When I am faced with

a creative block, it's because I am lacking some vital information. I go back to research, revisit the purpose of the project, have dialogues with users, etc. To me, all the additional information fuels the conception.

I was amazed

when someone told me how the country of Ecuador found a new export business based on their unique location. They apparently have started exporting roses because Ecuador is directly on the equator. The roses grow perfectly straight, up towards the sun, which is directly overhead.

With the premium on space

as costs continue to rise, traditions such as dining rooms and spare bedrooms will be updated to reflect how we actually live. The younger generations don't typically have a need for a formal room, and therefore will find a use for the space that is appropriate for how they specifically live. Consider a quiet room or a meditation room, a natural room or a health room. That, for me, is the future.

The brands that will most impact

the home and interior design will not be obvious interior brands. Tech companies such as 3M or DuPont, I feel, will have a greater role in interior spaces. You can compare this observation to how Apple, a non-mobile phone manufacturer, redefined the mobile phone industry through technological advances. In the same way, newer materials and newer applications will fuel new ideas for the future.

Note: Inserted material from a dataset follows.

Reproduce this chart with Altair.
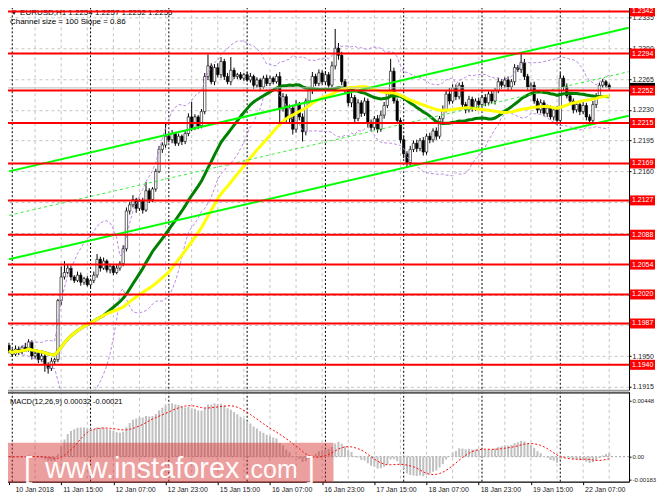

I am not a believer in trends.

Yes, they exist, but I am not one to follow them. I believe in finding honesty and balance with design that is harmonious with how one lives.

The only advice

I would give anyone is to do what you believe in, not what furniture stores tell you, not what trend reports tell you. Consider the light and how it reveals your life within the home. This delicate balance defines your life rather thansomeone's marketing plans.